# START OF Available data
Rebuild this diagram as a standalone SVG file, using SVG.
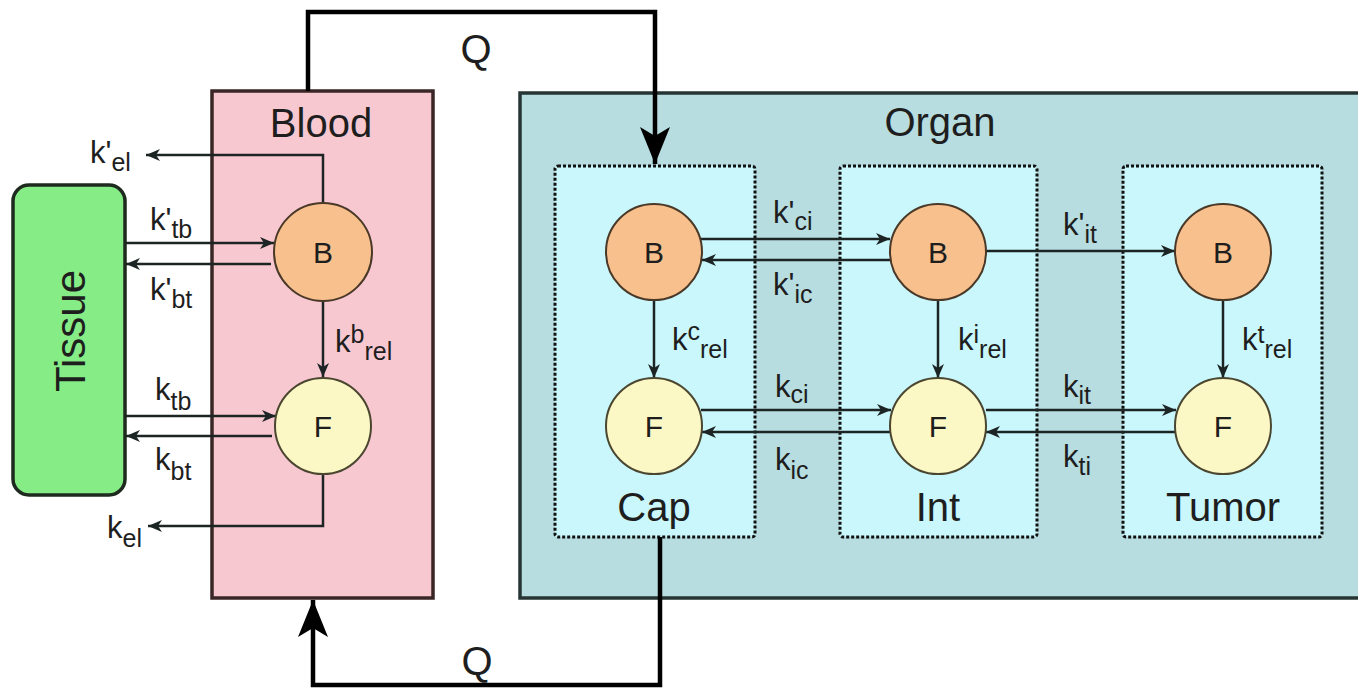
<svg xmlns="http://www.w3.org/2000/svg" width="1358" height="688" viewBox="0 0 1358 688">
<style>
text{font-family:"Liberation Sans",Arial,sans-serif;fill:#1e1e1e}
.t{font-size:40px;text-anchor:middle}
.n{font-size:30px;text-anchor:middle}
.k{font-size:31px}
.s{font-size:25px}
.cb{fill:#f8c08c;stroke:#4a3828;stroke-width:2}
.cf{fill:#fcf8c6;stroke:#4a4630;stroke-width:2}
.box{fill:#c9f7fb;stroke:#111;stroke-width:3;stroke-dasharray:3 2}
.ln{fill:none;stroke:#1c2424;stroke-width:2.5;marker-end:url(#a)}
.q{fill:none;stroke:#000;stroke-width:4.5}
</style>
<defs>
<marker id="a" markerUnits="userSpaceOnUse" markerWidth="14" markerHeight="12" refX="14" refY="6" orient="auto"><path d="M0,0 L14,6 L0,12 L4,6 z" fill="#1c2424"/></marker>
<marker id="qa" markerUnits="userSpaceOnUse" markerWidth="38" markerHeight="30" refX="37" refY="15" orient="auto"><path d="M0,0 L37,15 L0,30 L9,15 z" fill="#000"/></marker>
</defs>
<rect width="1358" height="688" fill="#fff"/>

<g id="organ">
<rect x="520" y="93" width="850" height="505" fill="#b7dde0" stroke="#263434" stroke-width="3.5"/>
<text class="t" x="940" y="136">Organ</text>
</g>
<g id="blood">
<rect x="212" y="91" width="221" height="507" fill="#f8c8d1" stroke="#3a2626" stroke-width="3.5"/>
<text class="t" x="321" y="137">Blood</text>
</g>
<g id="tissue">
<rect x="13" y="185" width="112" height="310" rx="16" fill="#86ec86" stroke="#1e2a1e" stroke-width="3.5"/>
<text font-size="42" text-anchor="middle" transform="translate(85,331) rotate(-90)" x="0" y="0">Tissue</text>
</g>
<g id="cap">
<rect class="box" x="555" y="166" width="200" height="371" rx="3"/>
<text class="t" x="654" y="521">Cap</text>
</g>
<g id="int">
<rect class="box" x="840" y="166" width="197" height="371" rx="3"/>
<text class="t" x="938" y="521">Int</text>
</g>
<g id="tumor">
<rect class="box" x="1123" y="166" width="199" height="371" rx="3"/>
<text class="t" x="1223" y="521">Tumor</text>
</g>

<g id="connectors">
<path class="q" d="M308,91 V12 H655 V164" marker-end="url(#qa)"/>
<path class="q" d="M660,537 V685 H313 V600" marker-end="url(#qa)"/>
<!-- blood -->
<path class="ln" d="M323,203 V155 H146"/>
<path class="ln" d="M125,243 H274"/>
<path class="ln" d="M271,264 H126"/>
<path class="ln" d="M323,301 V377"/>
<path class="ln" d="M125,416 H276"/>
<path class="ln" d="M272,436 H126"/>
<path class="ln" d="M323,473 V526 H148"/>
<!-- organ -->
<path class="ln" d="M701,239 H890"/>
<path class="ln" d="M891,260 H702"/>
<path class="ln" d="M701,410 H891"/>
<path class="ln" d="M891,432 H702"/>
<path class="ln" d="M986,251 H1175"/>
<path class="ln" d="M986,410 H1176"/>
<path class="ln" d="M1176,432 H986"/>
<path class="ln" d="M654,300 V378"/>
<path class="ln" d="M938,300 V378"/>
<path class="ln" d="M1223,300 V378"/>
</g>

<g id="labels">
<text class="t" x="476" y="63" font-size="38">Q</text>
<text class="t" x="477" y="675" font-size="38">Q</text>
<text class="k" x="90" y="163">k'<tspan class="s" dy="8">el</tspan></text>
<text class="k" x="150" y="230">k'<tspan class="s" dy="8">tb</tspan></text>
<text class="k" x="150" y="300">k'<tspan class="s" dy="8">bt</tspan></text>
<text class="k" x="155" y="400">k<tspan class="s" dy="10">tb</tspan></text>
<text class="k" x="155" y="470">k<tspan class="s" dy="10">bt</tspan></text>
<text class="k" x="107" y="538">k<tspan class="s" dy="9">el</tspan></text>
<text class="k" x="335" y="352">k<tspan class="s" dy="-9">b</tspan><tspan class="s" dy="17">rel</tspan></text>
<text class="k" x="773" y="223">k'<tspan class="s" dy="7">ci</tspan></text>
<text class="k" x="773" y="295">k'<tspan class="s" dy="8">ic</tspan></text>
<text class="k" x="775" y="397">k<tspan class="s" dy="6">ci</tspan></text>
<text class="k" x="775" y="470">k<tspan class="s" dy="9">ic</tspan></text>
<text class="k" x="1063" y="235">k'<tspan class="s" dy="8">it</tspan></text>
<text class="k" x="1063" y="397">k<tspan class="s" dy="7">it</tspan></text>
<text class="k" x="1063" y="467">k<tspan class="s" dy="8">ti</tspan></text>
<text class="k" x="672" y="350">k<tspan class="s" dy="-10">c</tspan><tspan class="s" dy="18">rel</tspan></text>
<text class="k" x="958" y="350">k<tspan class="s" dy="-7">i</tspan><tspan class="s" dy="15">rel</tspan></text>
<text class="k" x="1242" y="350">k<tspan class="s" dy="-7">t</tspan><tspan class="s" dy="15">rel</tspan></text>
</g>

<g id="blood-B"><circle class="cb" cx="323" cy="252" r="49"/><text class="n" x="323" y="263">B</text></g>
<g id="blood-F"><circle class="cf" cx="323" cy="426" r="48"/><text class="n" x="323" y="437">F</text></g>
<g id="cap-B"><circle class="cb" cx="654" cy="252" r="48"/><text class="n" x="654" y="263">B</text></g>
<g id="cap-F"><circle class="cf" cx="654" cy="426" r="48"/><text class="n" x="654" y="437">F</text></g>
<g id="int-B"><circle class="cb" cx="938" cy="252" r="48"/><text class="n" x="938" y="263">B</text></g>
<g id="int-F"><circle class="cf" cx="938" cy="426" r="48"/><text class="n" x="938" y="437">F</text></g>
<g id="tumor-B"><circle class="cb" cx="1223" cy="252" r="48"/><text class="n" x="1223" y="263">B</text></g>
<g id="tumor-F"><circle class="cf" cx="1223" cy="426" r="48"/><text class="n" x="1223" y="437">F</text></g>
</svg>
# END OF Available data
What is asked | Restate the full listing verbatim and drop every picture.

Output for this exercise |
Rebuild this diagram as a standalone SVG file, using SVG.
<svg xmlns="http://www.w3.org/2000/svg" width="1358" height="688" viewBox="0 0 1358 688">
<style>
text{font-family:"Liberation Sans",Arial,sans-serif;fill:#1e1e1e}
.t{font-size:40px;text-anchor:middle}
.n{font-size:30px;text-anchor:middle}
.k{font-size:31px}
.s{font-size:25px}
.cb{fill:#f8c08c;stroke:#4a3828;stroke-width:2}
.cf{fill:#fcf8c6;stroke:#4a4630;stroke-width:2}
.box{fill:#c9f7fb;stroke:#111;stroke-width:3;stroke-dasharray:3 2}
.ln{fill:none;stroke:#1c2424;stroke-width:2.5;marker-end:url(#a)}
.q{fill:none;stroke:#000;stroke-width:4.5}
</style>
<defs>
<marker id="a" markerUnits="userSpaceOnUse" markerWidth="14" markerHeight="12" refX="14" refY="6" orient="auto"><path d="M0,0 L14,6 L0,12 L4,6 z" fill="#1c2424"/></marker>
<marker id="qa" markerUnits="userSpaceOnUse" markerWidth="38" markerHeight="30" refX="37" refY="15" orient="auto"><path d="M0,0 L37,15 L0,30 L9,15 z" fill="#000"/></marker>
</defs>
<rect width="1358" height="688" fill="#fff"/>

<g id="organ">
<rect x="520" y="93" width="850" height="505" fill="#b7dde0" stroke="#263434" stroke-width="3.5"/>
<text class="t" x="940" y="136">Organ</text>
</g>
<g id="blood">
<rect x="212" y="91" width="221" height="507" fill="#f8c8d1" stroke="#3a2626" stroke-width="3.5"/>
<text class="t" x="321" y="137">Blood</text>
</g>
<g id="tissue">
<rect x="13" y="185" width="112" height="310" rx="16" fill="#86ec86" stroke="#1e2a1e" stroke-width="3.5"/>
<text font-size="42" text-anchor="middle" transform="translate(85,331) rotate(-90)" x="0" y="0">Tissue</text>
</g>
<g id="cap">
<rect class="box" x="555" y="166" width="200" height="371" rx="3"/>
<text class="t" x="654" y="521">Cap</text>
</g>
<g id="int">
<rect class="box" x="840" y="166" width="197" height="371" rx="3"/>
<text class="t" x="938" y="521">Int</text>
</g>
<g id="tumor">
<rect class="box" x="1123" y="166" width="199" height="371" rx="3"/>
<text class="t" x="1223" y="521">Tumor</text>
</g>

<g id="connectors">
<path class="q" d="M308,91 V12 H655 V164" marker-end="url(#qa)"/>
<path class="q" d="M660,537 V685 H313 V600" marker-end="url(#qa)"/>
<!-- blood -->
<path class="ln" d="M323,203 V155 H146"/>
<path class="ln" d="M125,243 H274"/>
<path class="ln" d="M271,264 H126"/>
<path class="ln" d="M323,301 V377"/>
<path class="ln" d="M125,416 H276"/>
<path class="ln" d="M272,436 H126"/>
<path class="ln" d="M323,473 V526 H148"/>
<!-- organ -->
<path class="ln" d="M701,239 H890"/>
<path class="ln" d="M891,260 H702"/>
<path class="ln" d="M701,410 H891"/>
<path class="ln" d="M891,432 H702"/>
<path class="ln" d="M986,251 H1175"/>
<path class="ln" d="M986,410 H1176"/>
<path class="ln" d="M1176,432 H986"/>
<path class="ln" d="M654,300 V378"/>
<path class="ln" d="M938,300 V378"/>
<path class="ln" d="M1223,300 V378"/>
</g>

<g id="labels">
<text class="t" x="476" y="63" font-size="38">Q</text>
<text class="t" x="477" y="675" font-size="38">Q</text>
<text class="k" x="90" y="163">k'<tspan class="s" dy="8">el</tspan></text>
<text class="k" x="150" y="230">k'<tspan class="s" dy="8">tb</tspan></text>
<text class="k" x="150" y="300">k'<tspan class="s" dy="8">bt</tspan></text>
<text class="k" x="155" y="400">k<tspan class="s" dy="10">tb</tspan></text>
<text class="k" x="155" y="470">k<tspan class="s" dy="10">bt</tspan></text>
<text class="k" x="107" y="538">k<tspan class="s" dy="9">el</tspan></text>
<text class="k" x="335" y="352">k<tspan class="s" dy="-9">b</tspan><tspan class="s" dy="17">rel</tspan></text>
<text class="k" x="773" y="223">k'<tspan class="s" dy="7">ci</tspan></text>
<text class="k" x="773" y="295">k'<tspan class="s" dy="8">ic</tspan></text>
<text class="k" x="775" y="397">k<tspan class="s" dy="6">ci</tspan></text>
<text class="k" x="775" y="470">k<tspan class="s" dy="9">ic</tspan></text>
<text class="k" x="1063" y="235">k'<tspan class="s" dy="8">it</tspan></text>
<text class="k" x="1063" y="397">k<tspan class="s" dy="7">it</tspan></text>
<text class="k" x="1063" y="467">k<tspan class="s" dy="8">ti</tspan></text>
<text class="k" x="672" y="350">k<tspan class="s" dy="-10">c</tspan><tspan class="s" dy="18">rel</tspan></text>
<text class="k" x="958" y="350">k<tspan class="s" dy="-7">i</tspan><tspan class="s" dy="15">rel</tspan></text>
<text class="k" x="1242" y="350">k<tspan class="s" dy="-7">t</tspan><tspan class="s" dy="15">rel</tspan></text>
</g>

<g id="blood-B"><circle class="cb" cx="323" cy="252" r="49"/><text class="n" x="323" y="263">B</text></g>
<g id="blood-F"><circle class="cf" cx="323" cy="426" r="48"/><text class="n" x="323" y="437">F</text></g>
<g id="cap-B"><circle class="cb" cx="654" cy="252" r="48"/><text class="n" x="654" y="263">B</text></g>
<g id="cap-F"><circle class="cf" cx="654" cy="426" r="48"/><text class="n" x="654" y="437">F</text></g>
<g id="int-B"><circle class="cb" cx="938" cy="252" r="48"/><text class="n" x="938" y="263">B</text></g>
<g id="int-F"><circle class="cf" cx="938" cy="426" r="48"/><text class="n" x="938" y="437">F</text></g>
<g id="tumor-B"><circle class="cb" cx="1223" cy="252" r="48"/><text class="n" x="1223" y="263">B</text></g>
<g id="tumor-F"><circle class="cf" cx="1223" cy="426" r="48"/><text class="n" x="1223" y="437">F</text></g>
</svg>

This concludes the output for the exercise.